North African countries remained key destinations for EU common wheat exports in July-October, with deliveries rising on the year, mainly as Morocco upped its French take amid uncertainty over Black Sea supply.
Algeria, Morocco and Egypt became jointly the top importers of common wheat from the EU in the first four months of the 2022-23 marketing year (July-June). They received a combined 4.2mn t, or 36.3pc of the bloc's overall shipments — up from 3.1mn t, or 27.1pc, a year earlier, preliminary European Commission data show (see chart).
Morocco hiked its purchases of French wheat in the face of disrupted supply from Ukraine and Russia. About 1.42mn t of EU common wheat was exported to Morocco in weeks 1-18 of 2022-23, compared with nothing a year earlier.
But EU exports to Algeria — the biggest importer of EU common wheat — fell to 1.54mn t in July-October from 1.9mn t a year earlier. Exports to Egypt were up slightly at 1.23mn t, compared with 1.2mn t.
France provided most of the EU common wheat shipments to north Africa, becoming the EU's largest wheat exporter in the first four months of this marketing year. French wheat shipments reached 4.43mn t in weeks 1-18, up from 2.57mn t in the same period last year, and bypassed Romania's supplies, which more than halved on the year to 1.6mn t from 3.5mn t.
Overall EU common wheat exports in weeks 1-18 reached 11.54mn t, up from 11.44mn t a year earlier.
Spain leads the bloc's corn imports
Spain has doubled its corn imports this marketing year, with 3.78mn t arriving in July-October, against 1.86mn t a year earlier. This has made Spain — where grain production has been reduced by drought — the EU's biggest corn importer this season.

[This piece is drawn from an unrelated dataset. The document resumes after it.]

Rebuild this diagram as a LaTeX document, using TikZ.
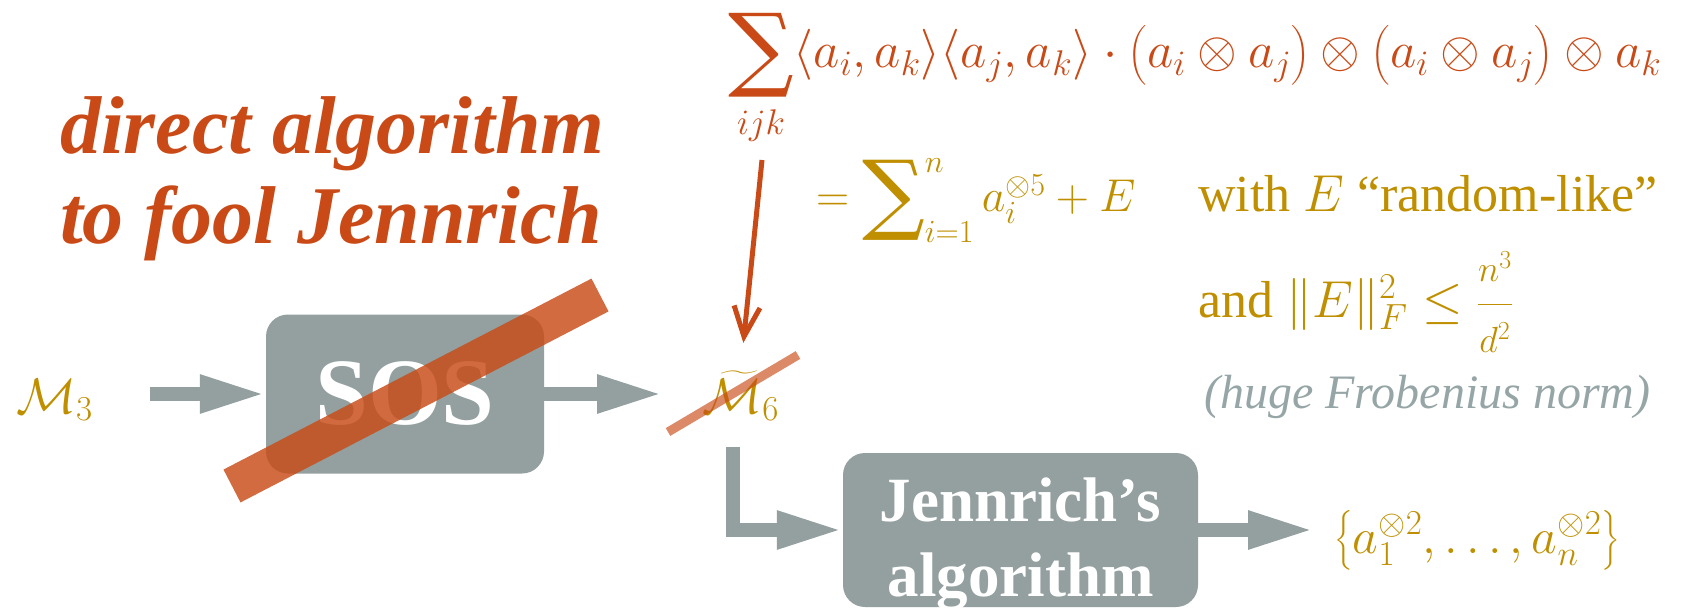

Overall EU corn imports totalled 9.57mn t in weeks 1-18, up from 4.43mn t a year earlier, with Romanian, Polish and Hungarian imports bolstered by growing overland supply from Ukraine.
Ukraine supplied 3.66mn t of corn to the EU in July-October, up by 2.61mn t on the year and accounting for 38pc of EU corn imports.
Brazil accounted for 54.8pc of the EU's imports, having supplied 5.25mn t, up from 2.74mn t a year earlier (see chart).